Lejos del costumbrismo espacial y con bases en las raíces del género, cada tanto una novela argentina planta bandera en la ciencia ficción con una idea contundente, sólida, rotunda. De un tiempo a esta parte hay una producción novedosa que, tímidamente, podría ser la prueba tangible de que sí, existe un grupo de "autores buenos, malos y mediocres" que conforman "un género con características propias". De a poco, lentamente, pero sucede. El estilo se emparenta más con el Sci Fi británico (el de Brian Aldiss, el de Ballard). La característica local es la distopía con cierta subtrama apocalíptica y/o tecnológica en escenarios reconocibles reconvertidos, resignificados con realismo fantástico.
Juan Diego Incardona y su saga de cuentos y novelas matanceros es un ejemplo que ya lleva varios años, con el reciente Las estrellas Federales como cereza del postre.

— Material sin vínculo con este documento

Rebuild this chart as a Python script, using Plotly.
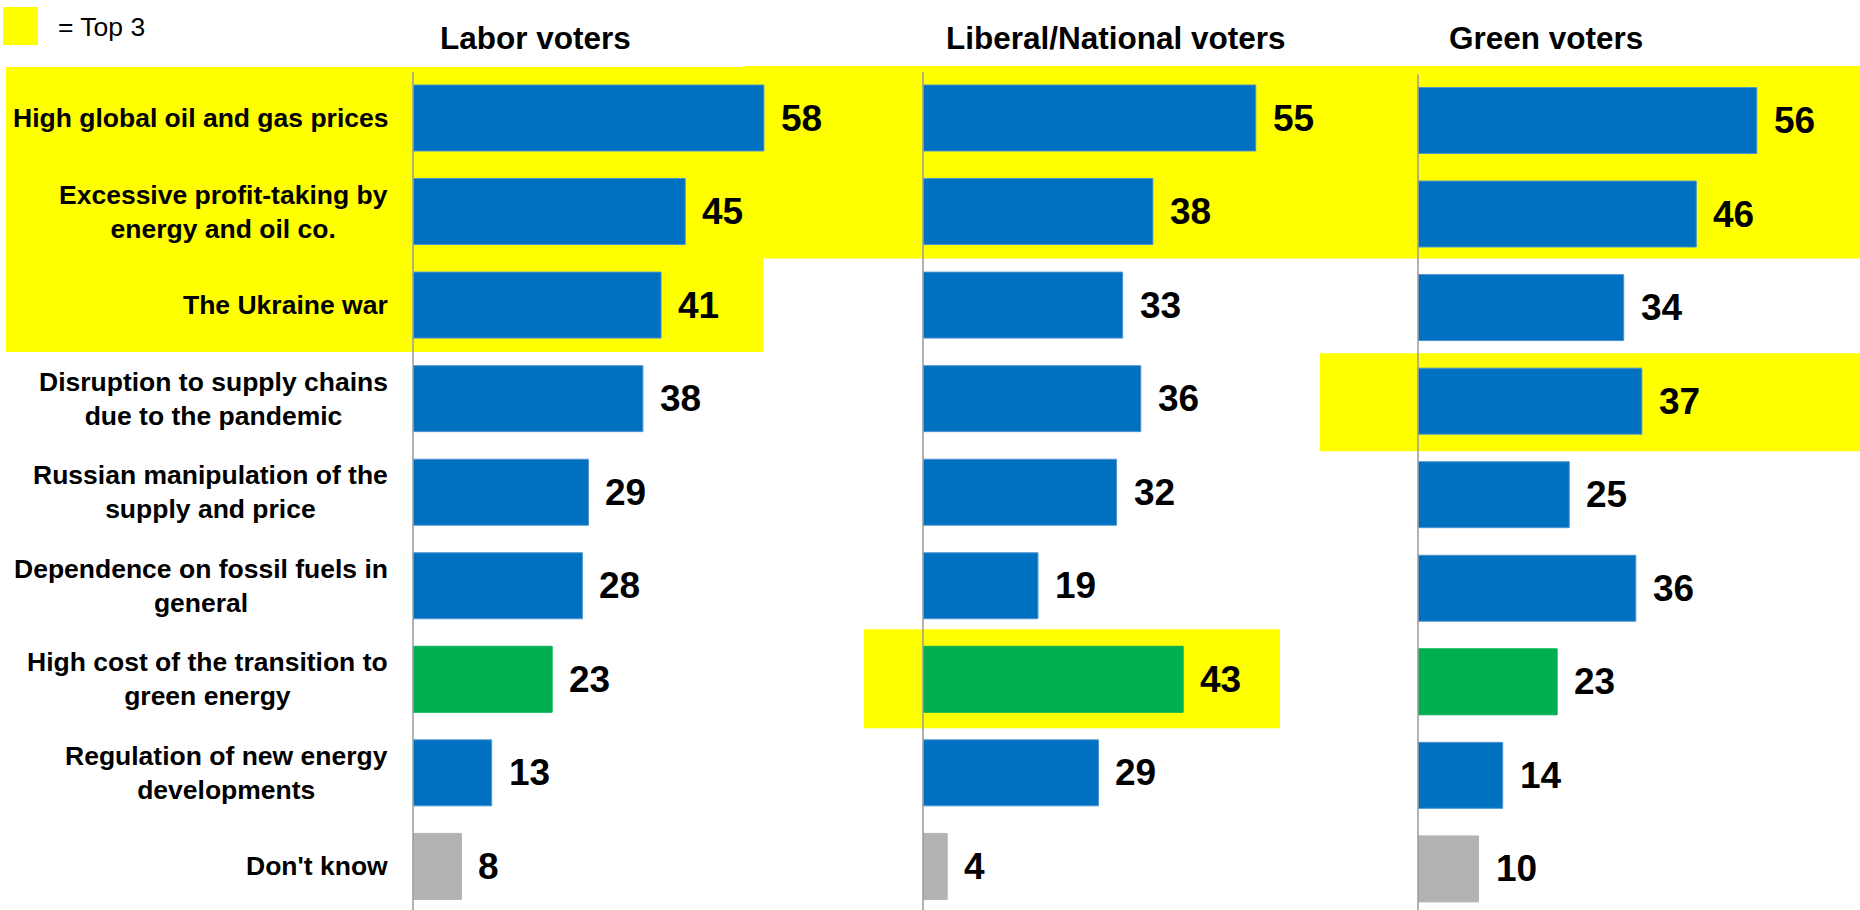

Otros dos ejemplos rotundos para probar la hipótesis (uno por muy actual y otro por muy genial): Un futuro radiante (2016), de Pablo Plotkin, que imagina un futuro cercano en dónde la Agronomía es el centro de una nueva fundación de Buenos Aires, y Los cuerpos del verano (2012), de Martín Felipe Castagnet, que propone un mundo en el que los muertos tienen la opción de que su alma quede viviendo en internet para luego ser "quemados", o no, en otro cuerpo. El cuarto argumento es Las constelaciones oscuras (2015), de Pola Oloixarac, con antiguos exploradores decimonónicos y nerds devenidos hackers.
Y hasta acá ya podría un juez golpear el martillo y gritarle "ha lugar" a la objeción al postulado de Elvio Gandolfo. Así que podemos decir, entonces y con el juicio cerrado como conclusión para un jurado lector, que la ciencia ficción argentina sí existe. Y está viva.